The virtual reality market continues to expand with new hardware and software pushing the boundaries outward. The end of this year will see millions of more VR hardware installed, and hundreds of applications. Millions of people are now experiencing VR for themselves on a regular basis, and thus the market as a whole is beginning to get more real. The Interactive Advertising Bureau gathered a report on the subject, titled Is Virtual the New Reality?: A Market Snapshot of VR Publishing and Monetization.
Defining VR properly is still a matter for concern, with 360-degree videos somewhat confusing the issue—partly because those are a popular way to try and present VR content to someone who doesn’t have VR hardware.
“I think we need to clearly distinguish the two, because when we’re talking to advertisers or partners, we need to clarify which one offers just a point of view and means of looking around, and which one is more immersive,” said Time Inc.’s Chris Hercik. “360 VR experiences are great on-ramps to VR and for acquainting consumers with the medium, but the platforms that offer more immersion and interaction—especially in room scale—are undeniably compelling,” added Time managing editor Mia Tramz.
The report noted that VR experiences can be categorized by the level of immersion and complexity involved—which also tends to reflect the cost of creation, and the cost of the hardware necessary to deliver the experiences. That dictates the audience available, which of course is a key factor in what marketers are looking for when thinking about VR. Thus, 360 video (which can be found on YouTube and Facebook) has the largest available audience, while the full-on PC VR that is delivered by Oculus Rift and HTC Vive is a much smaller audience.
The New York Times has found great success with its VR app with more than a million users at launch and a subsequent 950,000 downloads. Users spend an average of over six minutes in the app, with 58 percent of users returning every month.
VR Goes Live
One of the strong growth areas for VR lies in the realm of live content, which right now is often centered around sports. Turner Sports, in partnership with Oculus VR, has begun livestreaming sporting events like NCAA basketball to Samsung Gear VR users.
“What better way to give people access than to than to put them in the live game itself,” says Mark Johnson of Turner Sports.
Fox Sports is also a believer in live VR content, working with NextVR to create live VR sports experiences.
VR Draws Marketers
Part of the strong attraction VR holds for marketers is the deep immersion that it brings. That tends to emphasize any message, and when properly presented, the emotional impact of VR is much greater than simply viewing something on a screen (or even interacting with things on a screen). While creating VR content is more difficult than working in traditional media, the payoff could be much greater engagement.

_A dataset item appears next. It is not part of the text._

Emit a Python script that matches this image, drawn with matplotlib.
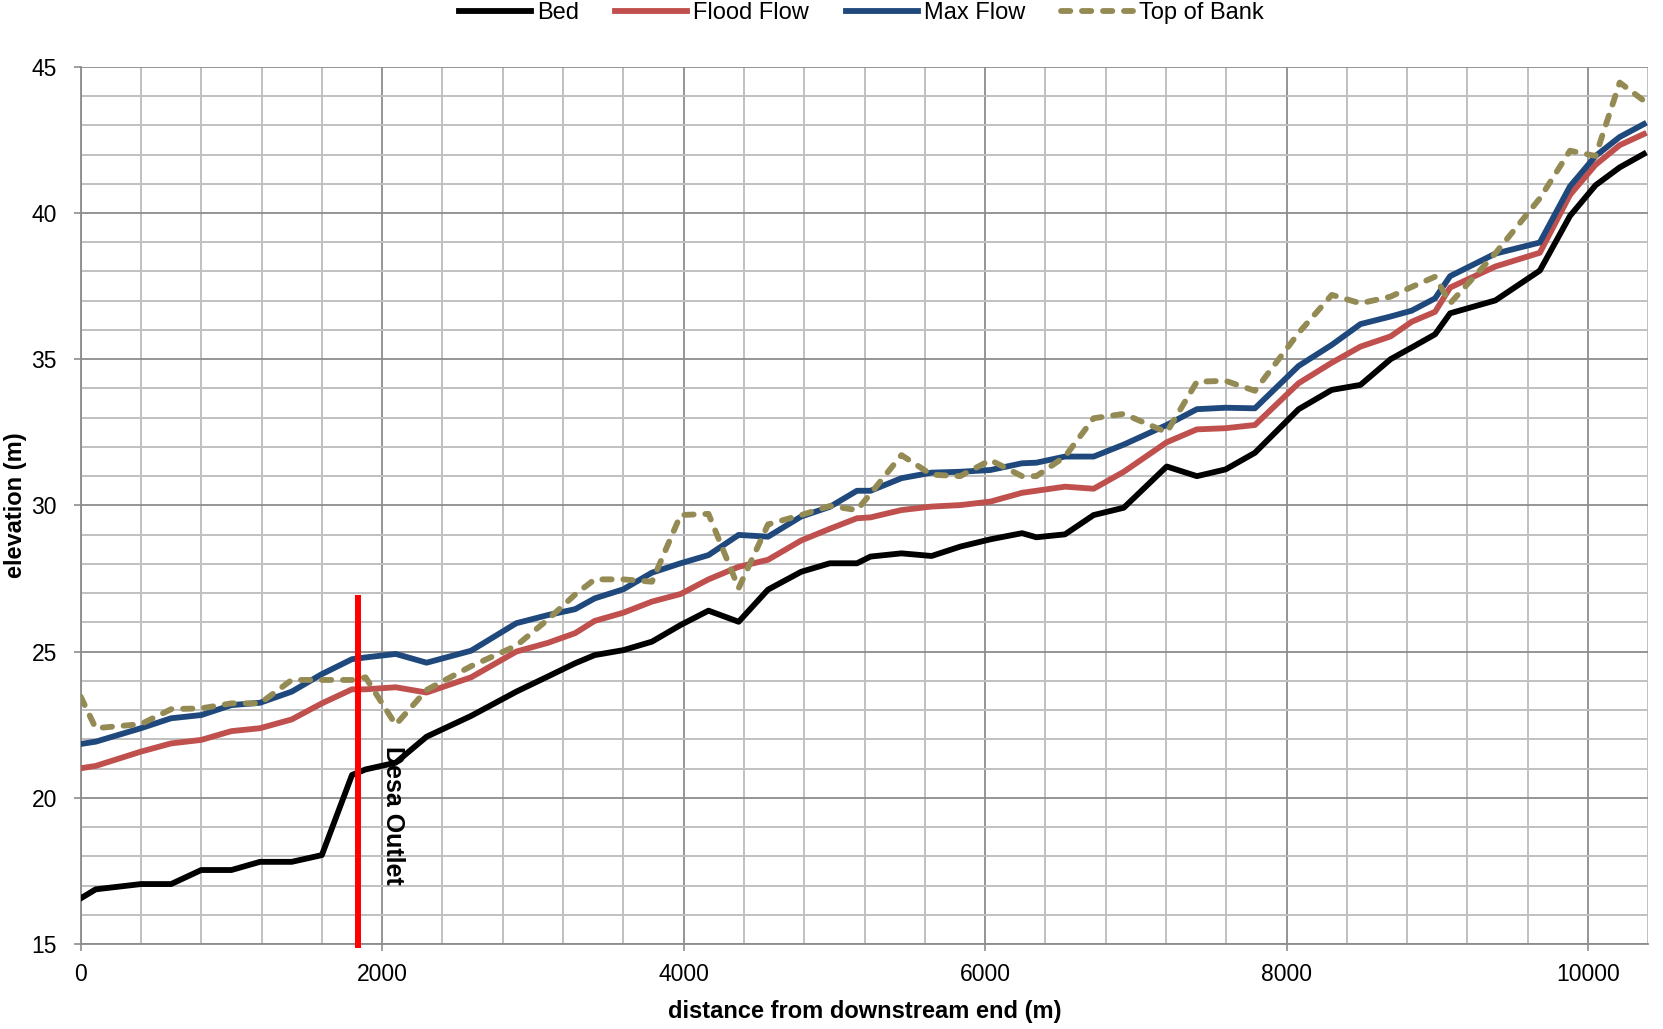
import matplotlib
matplotlib.use("Agg")
import matplotlib.pyplot as plt
from matplotlib.ticker import MultipleLocator

# ---- data ----
stations = [0, 100, 400, 600, 800, 1000, 1190, 1400, 1600, 1800, 1890, 2090, 2295, 2590,
            2890, 3100, 3280, 3410, 3600, 3790, 3980, 4165, 4365, 4560, 4780, 4970, 5150,
            5240, 5445, 5645, 5835, 6035, 6245, 6340, 6530, 6720, 6920, 7205, 7405, 7595,
            7790, 8080, 8300, 8490, 8690, 8830, 8985, 9085, 9385, 9680, 9880, 10050, 10210,
            10370]

bed = [16.56, 16.87, 17.05, 17.05, 17.53, 17.53, 17.81, 17.81, 18.04, 20.78, 20.97, 21.2,
       22.09, 22.8, 23.63, 24.15, 24.6, 24.88, 25.05, 25.34, 25.91, 26.4, 26.02, 27.12,
       27.73, 28.02, 28.02, 28.25, 28.36, 28.27, 28.59, 28.84, 29.05, 28.91, 29.01, 29.67,
       29.92, 31.33, 31.0, 31.23, 31.8, 33.29, 33.95, 34.12, 35.0, 35.4, 35.85, 36.57,
       37.01, 38.03, 39.9, 40.95, 41.56, 42.02]

flood_flow = [21.01, 21.09, 21.58, 21.86, 21.98, 22.28, 22.38, 22.68, 23.23, 23.71, 23.71,
              23.78, 23.6, 24.12, 25.0, 25.3, 25.63, 26.05, 26.33, 26.71, 26.97, 27.47, 27.9,
              28.14, 28.8, 29.2, 29.56, 29.59, 29.84, 29.96, 30.01, 30.13, 30.43, 30.5,
              30.64, 30.57, 31.15, 32.16, 32.6, 32.64, 32.75, 34.18, 34.88, 35.43, 35.78,
              36.28, 36.62, 37.45, 38.17, 38.64, 40.62, 41.65, 42.32, 42.7]

max_flow = [21.84, 21.92, 22.38, 22.72, 22.83, 23.17, 23.25, 23.63, 24.23, 24.74, 24.8,
            24.92, 24.62, 25.03, 25.97, 26.25, 26.45, 26.82, 27.13, 27.7, 28.02, 28.3,
            28.99, 28.93, 29.62, 29.95, 30.5, 30.5, 30.93, 31.12, 31.15, 31.21, 31.44,
            31.46, 31.67, 31.67, 32.08, 32.75, 33.29, 33.34, 33.32, 34.77, 35.49, 36.2,
            36.46, 36.66, 37.08, 37.84, 38.61, 38.99, 40.91, 41.95, 42.6, 43.04]

top_of_bank = [23.46, 22.38, 22.52, 23.03, 23.06, 23.23, 23.23, 24.03, 24.03, 24.03, 24.12,
               22.5, 23.69, 24.5, 25.2, 26.1, 26.95, 27.47, 27.47, 27.39, 29.67, 29.71,
               27.17, 29.35, 29.67, 29.98, 29.84, 30.4, 31.72, 31.05, 31.0, 31.55, 31.0,
               31.0, 31.67, 32.98, 33.13, 32.5, 34.23, 34.26, 33.92, 35.9, 37.2, 36.91,
               37.14, 37.47, 37.82, 36.91, 38.62, 40.5, 42.13, 41.95, 44.46, 43.84]

series_names = ["Bed", "Flood Flow", "Max Flow", "Top of Bank"]

outlet_x = 1840
outlet_top = 26.95
outlet_label = "Desa Outlet"

x_ticks = [0, 2000, 4000, 6000, 8000, 10000]
y_ticks = [15, 20, 25, 30, 35, 40, 45]

# ---- figure ----
FONT = "Liberation Sans"
plt.rcParams["font.family"] = [FONT, "DejaVu Sans"]

fig = plt.figure(figsize=(16.63, 10.29), dpi=100)
ax = fig.add_axes([0.0485, 0.0826, 0.9427, 0.8525])

lw = 4.2
l1, = ax.plot(stations, bed, color="#000000", lw=lw, zorder=3)
l2, = ax.plot(stations, flood_flow, color="#C0504D", lw=lw, zorder=3)
l3, = ax.plot(stations, max_flow, color="#1F497D", lw=lw, zorder=3)
l4, = ax.plot(stations, top_of_bank, color="#948A54", lw=lw, zorder=4,
              dashes=(1.6, 2.0), dash_capstyle="round")

ax.plot([outlet_x, outlet_x], [14.88, outlet_top], color="#FF0000", lw=4.3,
        solid_capstyle="butt", clip_on=False, zorder=5)
ax.text(outlet_x + 229, 21.78, outlet_label, rotation=270, ha="center", va="top",
        fontsize=18, fontweight="bold", color="black", zorder=6)

ax.set_xlim(0, 10400)
ax.set_ylim(15, 45)
ax.set_xticks(x_ticks)
ax.set_yticks(y_ticks)
ax.xaxis.set_minor_locator(MultipleLocator(400))
ax.yaxis.set_minor_locator(MultipleLocator(1))

ax.grid(which="minor", color="#C0C0C0", lw=1.4, zorder=0)
ax.grid(which="major", color="#8C8C8C", lw=1.3, zorder=1)
ax.set_axisbelow(True)

for s in ["top", "right"]:
    ax.spines[s].set_visible(False)
for s in ["left", "bottom"]:
    ax.spines[s].set_color("#8C8C8C")
    ax.spines[s].set_linewidth(1.3)

ax.tick_params(which="major", length=5, width=1.2, color="#8C8C8C", labelsize=16.5)
ax.tick_params(axis="x", which="major", pad=9)
ax.tick_params(axis="y", which="major", pad=12)
ax.tick_params(which="minor", length=0)

ax.set_xlabel("distance from downstream end (m)", fontsize=17, fontweight="bold", labelpad=10)
ax.set_ylabel("elevation (m)", fontsize=17, fontweight="bold", va="center")
ax.yaxis.set_label_coords(-0.0415, 0.5)

fig.legend([l1, l2, l3, l4], series_names, loc="center", bbox_to_anchor=(0.518, 0.987),
           ncol=4, frameon=False, fontsize=17, handlelength=3.05, handletextpad=0.25,
           columnspacing=1.55)

fig.savefig("out.png", dpi=100)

“Publishers we spoke with agreed that agencies and advertisers have been very interested and active in pursuing VR and 360 video opportunities, often as components of larger digital campaigns,” noted the IAB report. “The challenge for sellers is simultaneously qualifying and educating buyers on what’s actually possible—while it’s being invented.”
Still, it’s not easy developing content for VR, and that’s a big consideration for marketers who contemplate using VR in marketing efforts.
While VR still has a long way to go to approach the flood of data available with mobile advertising, several firms are already working on supplying information to marketers about VR advertising efforts. “We’re able to track a wide range of events that enable clients to do their own engagement calculations,” said CEO Mihir Shah of VR adtech firm Immersv. “At the end of the day, it’s all based on a video view. We’re seeing an 81 percent gaze-through rate on our campaigns, which means the user gazed all the way through the video. And network-wide we’re seeing a 35 percent conversion rate.”
VR/AR Standards On The Way
Standards for advertising formats are under construction by IAB, in an effort to help publishers and advertisers prepare for the various formats that are becoming new destinations for advertising.
This will include guidelines for 360 videos and photos as well as AR and VR. This will provide marketers with some help in figuring out where to start when creating assets for use in these formats. One of the important areas will be guidelines for reducing viewer discomfort, because that can be caused by improper camera movement in VR.
The Immediate Future Of VR
Surveying industry insiders about the next two years in VR, IAB found that there’s a lot of optimism. “It feels like every month we’re seeing something new, a different angle on it, a different company with a different technology,” said Johnson.
New and better VR technology at lower prices will help spread VR widely. We’ll also see more successes (and failures) among content, helping publishers and marketers refine their offerings. New ad formats will probably emerge, and we’ll see more and better data about how these formats work.
One thing that most agree on is the potential for AR, or mixed reality, and some overlap/crossover with VR.
The success of Pokémon GO is just a beginning for AR, and we’ll see plenty more in the future. Surprising successes like that will help determine future directions for VR and AR, and thus there’s going to be plenty of opportunities for creative content and creative marketing to have a huge impact.